Return each line containing "this".

◆ INFORMATION PROVIDED ◆
━━━━━━━━

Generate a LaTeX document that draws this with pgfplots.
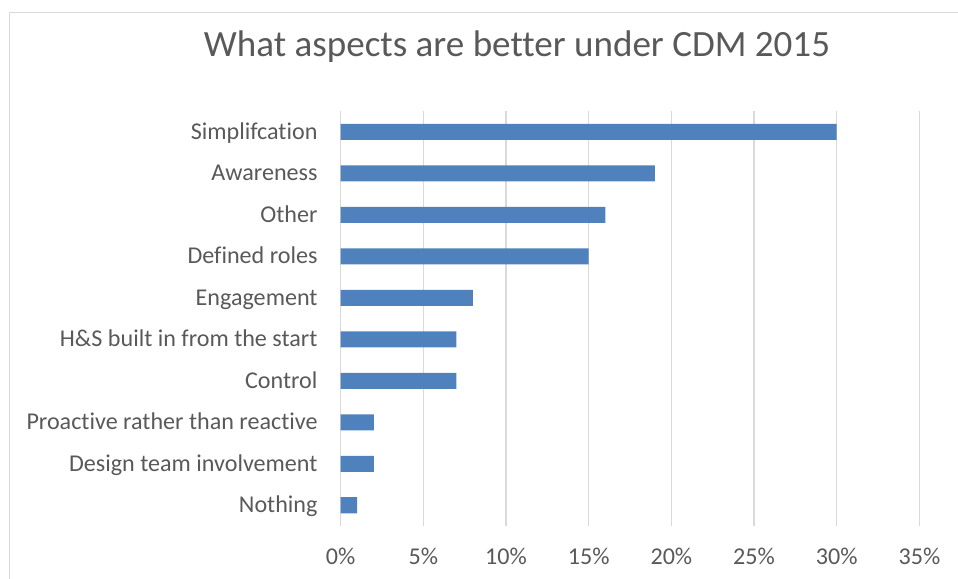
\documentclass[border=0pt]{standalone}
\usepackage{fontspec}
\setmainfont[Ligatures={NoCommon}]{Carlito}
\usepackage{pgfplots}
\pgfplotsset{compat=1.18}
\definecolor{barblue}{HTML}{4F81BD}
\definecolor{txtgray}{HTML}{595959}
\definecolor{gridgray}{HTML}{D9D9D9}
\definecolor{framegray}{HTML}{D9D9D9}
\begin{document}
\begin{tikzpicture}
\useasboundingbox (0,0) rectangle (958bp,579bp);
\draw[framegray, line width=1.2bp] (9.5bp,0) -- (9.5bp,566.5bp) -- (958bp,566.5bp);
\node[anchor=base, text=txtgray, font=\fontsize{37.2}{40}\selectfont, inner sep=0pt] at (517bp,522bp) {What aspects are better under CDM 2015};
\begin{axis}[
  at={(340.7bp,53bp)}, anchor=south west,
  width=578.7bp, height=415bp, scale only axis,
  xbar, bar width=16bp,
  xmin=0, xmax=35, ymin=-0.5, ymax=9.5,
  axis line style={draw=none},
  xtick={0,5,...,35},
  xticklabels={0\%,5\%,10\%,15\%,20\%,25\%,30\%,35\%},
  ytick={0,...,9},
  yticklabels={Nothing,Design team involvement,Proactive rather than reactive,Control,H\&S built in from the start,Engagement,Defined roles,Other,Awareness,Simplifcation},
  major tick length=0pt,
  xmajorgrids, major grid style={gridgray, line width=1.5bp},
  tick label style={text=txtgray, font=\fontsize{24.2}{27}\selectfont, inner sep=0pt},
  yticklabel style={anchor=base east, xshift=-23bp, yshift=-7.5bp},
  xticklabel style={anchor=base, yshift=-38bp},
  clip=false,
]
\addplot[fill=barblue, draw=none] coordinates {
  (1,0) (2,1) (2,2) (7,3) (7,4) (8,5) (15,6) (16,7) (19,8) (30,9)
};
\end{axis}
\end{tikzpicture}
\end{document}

━━━━━━━━

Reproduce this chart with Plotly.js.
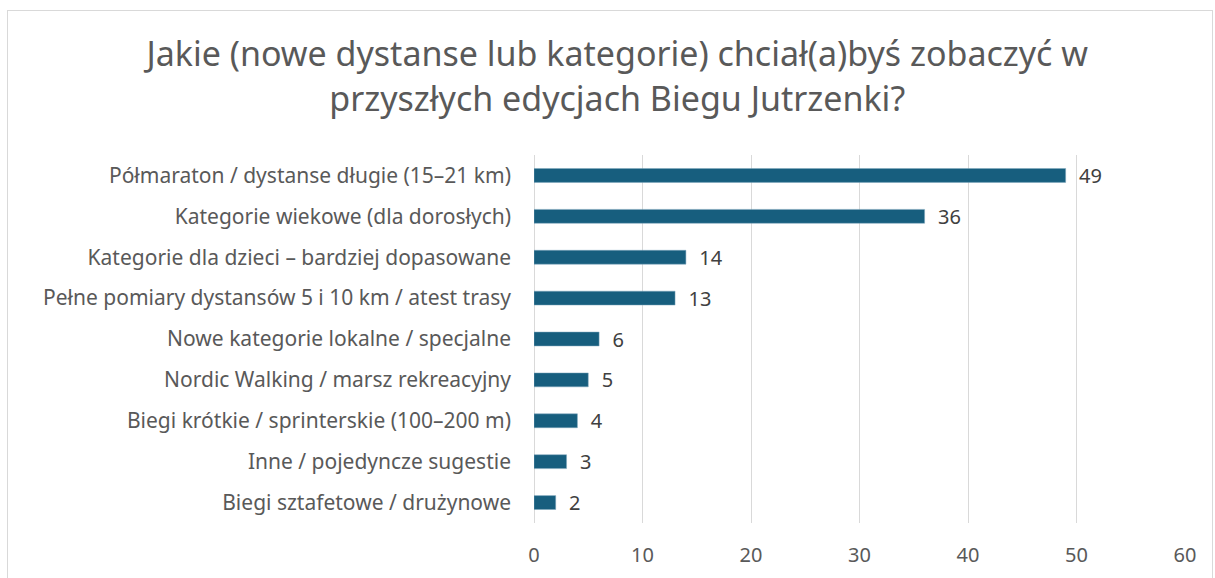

━━━━━━━━

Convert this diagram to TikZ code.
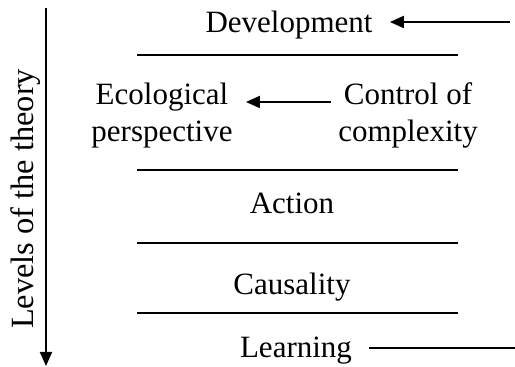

━━━━━━━━

◆ RESULT BELOW ◆
Generate a LaTeX document that draws this with pgfplots.
Reproduce this chart with Plotly.js.
Convert this diagram to TikZ code.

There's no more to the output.